I smile and am about to tell her that Jamie would love it when I hear something in the undergrowth ahead, a muffled cough and a rustle of leaves. I hold my breath, my gaze flicking one way, then the other. I can’t see a face but there are plenty of places to duck out of sight along the lane.

“Tess, are you there?” Shelley squawks in my ear, her voice suddenly too loud as I listen to the silent landscape.

“Yes, sorry,” I whisper. “That sounds great. I have to go.” I hang up but keep my phone gripped in my hand as I quicken my pace.

Someone is watching me. The muscles in my legs pull tight andmy eyes grow wide, stinging against the bright daylight. I stop moving, waiting, praying, for a bird or rabbit to dart across the road so I can laugh at myself and carry on. Except it isn’t a bird that moves, it’s the man who followed me in Manningtree.

He’s up ahead by the track opposite the house, the one where you fell off your bike when you were a kid and got the scar on your chin. I must be fifty meters down the lane, and there’s no way I can make it to the house before him. Saliva builds in my mouth and I swallow hard.

He takes a step into the road and turns to face me. He’s wearing the same clothes as before—a dark hoody and black jeans—but this time there is no baseball cap, no shadows to lurk in, and I can see his face clearly. His skin is pale and sags around small, watching eyes. His nose and lips are thin too, as if all his features are too small for his face. His hair is black and thinning and his body is slight beneath his clothes. He looks nothing like the burly thug I pictured when I first heard his voice on the answerphone, but it doesn’t change the terror gnarling my insides.

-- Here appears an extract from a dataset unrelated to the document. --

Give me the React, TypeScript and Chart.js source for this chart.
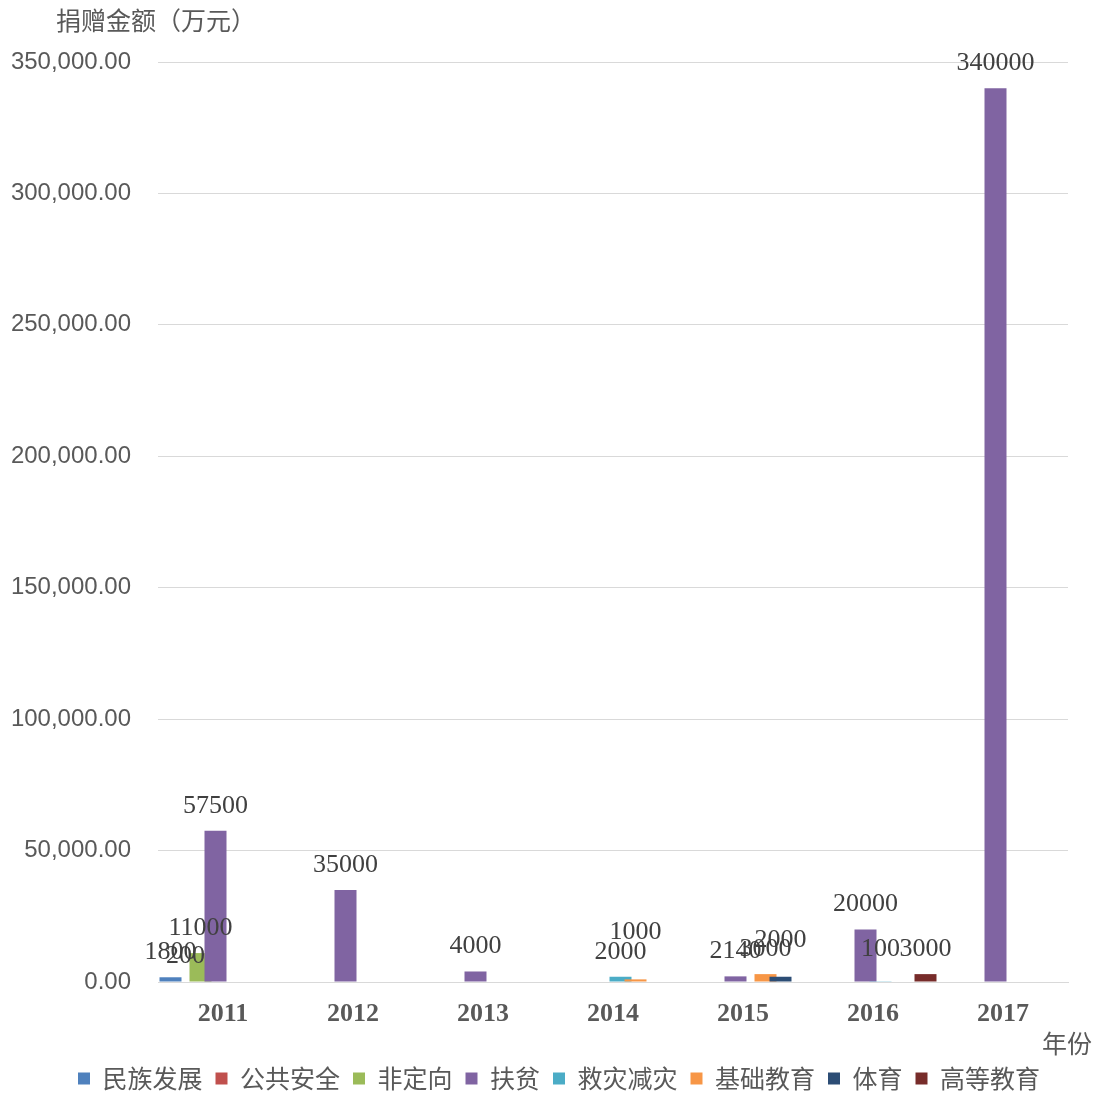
import React, { useEffect, useRef } from "react";
import { Chart, registerables } from "chart.js";

Chart.register(...registerables);

const YEARS = ["2011", "2012", "2013", "2014", "2015", "2016", "2017"];
const SERIES_NAMES = ["民族发展", "公共安全", "非定向", "扶贫", "救灾减灾", "基础教育", "体育", "高等教育"];

const MINZU_FAZHAN = [1800, null, null, null, null, null, null];
const GONGGONG_ANQUAN = [200, null, null, null, null, null, null];
const FEI_DINGXIANG = [11000, null, null, null, null, null, null];
const FUPIN = [57500, 35000, 4000, null, 2140, 20000, 340000];
const JIUZAI_JIANZAI = [null, null, null, 2000, null, 100, null];
const JICHU_JIAOYU = [null, null, null, 1000, 3000, null, null];
const TIYU = [null, null, null, null, 2000, null, null];
const GAODENG_JIAOYU = [null, null, null, null, null, 3000, null];

const SERIES_VALUES = [
  MINZU_FAZHAN,
  GONGGONG_ANQUAN,
  FEI_DINGXIANG,
  FUPIN,
  JIUZAI_JIANZAI,
  JICHU_JIAOYU,
  TIYU,
  GAODENG_JIAOYU,
];

const COLORS = ["#4F81BD", "#C0504D", "#9BBB59", "#8064A2", "#4BACC6", "#F79646", "#2C4D75", "#772C2A"];

const Y_MIN = 0;
const Y_MAX = 350000;
const Y_STEP = 50000;

const Y_TITLE = "捐赠金额（万元）";
const X_TITLE = "年份";

// manual nudges of some value labels (as in the original chart)
const LABEL_LIFT: Record<string, number> = {
  "基础教育|2014": 22,
  "体育|2015": 12,
  "救灾减灾|2016": 8,
};

const LEGEND_SHIFT_X = 25;
const LEGEND_SHIFT_Y = 8;

const CJK = '"Noto Sans CJK SC", "Noto Sans", sans-serif';

const orderedDraw = {
  id: "orderedDraw",
  afterLayout(chart: any) {
    const lg = chart.legend;
    if (!lg) return;
    lg.left += LEGEND_SHIFT_X;
    lg.right += LEGEND_SHIFT_X;
    lg.top += LEGEND_SHIFT_Y;
    lg.bottom += LEGEND_SHIFT_Y;
  },
  beforeDatasetsDraw(chart: any) {
    const metas = chart.getSortedVisibleDatasetMetas();
    const ctx = chart.ctx;
    const a = chart.chartArea;
    ctx.save();
    ctx.beginPath();
    ctx.rect(a.left, a.top - 40, a.right - a.left, a.bottom - a.top + 40);
    ctx.clip();
    for (const meta of metas) meta.controller.draw();
    ctx.restore();
    return false;
  },
};

const annotations = {
  id: "annotations",
  afterDraw(chart: any) {
    const ctx = chart.ctx;
    ctx.save();
    ctx.font = '26px "Liberation Serif", serif';
    ctx.fillStyle = "#404040";
    ctx.textAlign = "center";
    ctx.textBaseline = "middle";
    chart.data.datasets.forEach((ds: any, di: number) => {
      const meta = chart.getDatasetMeta(di);
      meta.data.forEach((el: any, i: number) => {
        const v = ds.data[i];
        if (v == null) return;
        const lift = LABEL_LIFT[`${ds.label}|${YEARS[i]}`] || 0;
        ctx.fillText(String(v), el.x, el.y - 25 - lift);
      });
    });
    ctx.font = `25px ${CJK}`;
    ctx.fillStyle = "#595959";
    ctx.textAlign = "left";
    ctx.fillText(Y_TITLE, 56, 20);
    ctx.textAlign = "right";
    ctx.fillText(X_TITLE, 1092, 1043);
    ctx.restore();
  },
};

export default function App() {
  const ref = useRef<HTMLCanvasElement | null>(null);

  useEffect(() => {
    if (!ref.current) return;
    const chart = new Chart(ref.current, {
      type: "bar",
      data: {
        labels: YEARS,
        datasets: SERIES_NAMES.map((name, i) => ({
          label: name,
          data: SERIES_VALUES[i],
          backgroundColor: COLORS[i],
          borderWidth: 0,
          categoryPercentage: 120 / 130,
          barPercentage: 22 / 15,
        })),
      },
      options: {
        animation: false,
        responsive: false,
        devicePixelRatio: 1,
        layout: { padding: { left: 0, right: 28, top: 62, bottom: 0 } },
        plugins: {
          legend: {
            position: "bottom",
            labels: {
              boxWidth: 12,
              boxHeight: 12,
              padding: 13,
              color: "#595959",
              font: { family: CJK, size: 25 },
            },
          },
          tooltip: { enabled: false },
        },
        scales: {
          x: {
            grid: { display: false, drawTicks: false },
            border: { display: true, color: "#d9d9d9", width: 1 },
            ticks: {
              color: "#595959",
              padding: 17,
              font: { family: '"Liberation Serif", serif', size: 26, weight: "bold" },
            },
            afterFit(scale: any) {
              scale.height = 63;
            },
          },
          y: {
            min: Y_MIN,
            max: Y_MAX,
            grid: { color: "#d9d9d9", drawTicks: false },
            border: { display: false },
            ticks: {
              stepSize: Y_STEP,
              color: "#595959",
              padding: 27,
              font: { family: '"Liberation Sans", sans-serif', size: 24 },
              callback: (v: any) =>
                Number(v).toLocaleString("en-US", { minimumFractionDigits: 2, maximumFractionDigits: 2 }),
            },
            afterFit(scale: any) {
              scale.width = 158;
            },
          },
        },
      },
      plugins: [orderedDraw, annotations],
    });
    return () => chart.destroy();
  }, []);

  return (
    <div style={{ position: "fixed", left: 0, top: 0, width: 1096, height: 1093, background: "#fff" }}>
      <canvas ref={ref} width={1096} height={1093} style={{ width: 1096, height: 1093, display: "block" }} />
    </div>
  );
}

I don’t know how long we stand like that for—me frozen to the spot, wishing for a tractor to trundle around the bend and squash the man dead, and him waiting patiently for what I suppose is the inevitable. There is nowhere to run except back up the lane. How far would I get before he caught me?

He smiles as if reading my thoughts. His lips part and my breath catches in my throat waiting for him to yell his threat at me. He starts to speak but I can’t hear over the sound of blood rushing in my ears. He stops suddenly and turns away. There’s a movement on the lane behind him. It’s not a tractor, it’s a cyclist decked out in red Lycra.

The man jumps to the side just as the cyclist swerves and brakes and the pair collide. Both men are talking in tight angry voices as they pick themselves up from the tarmac, but I’m not listening.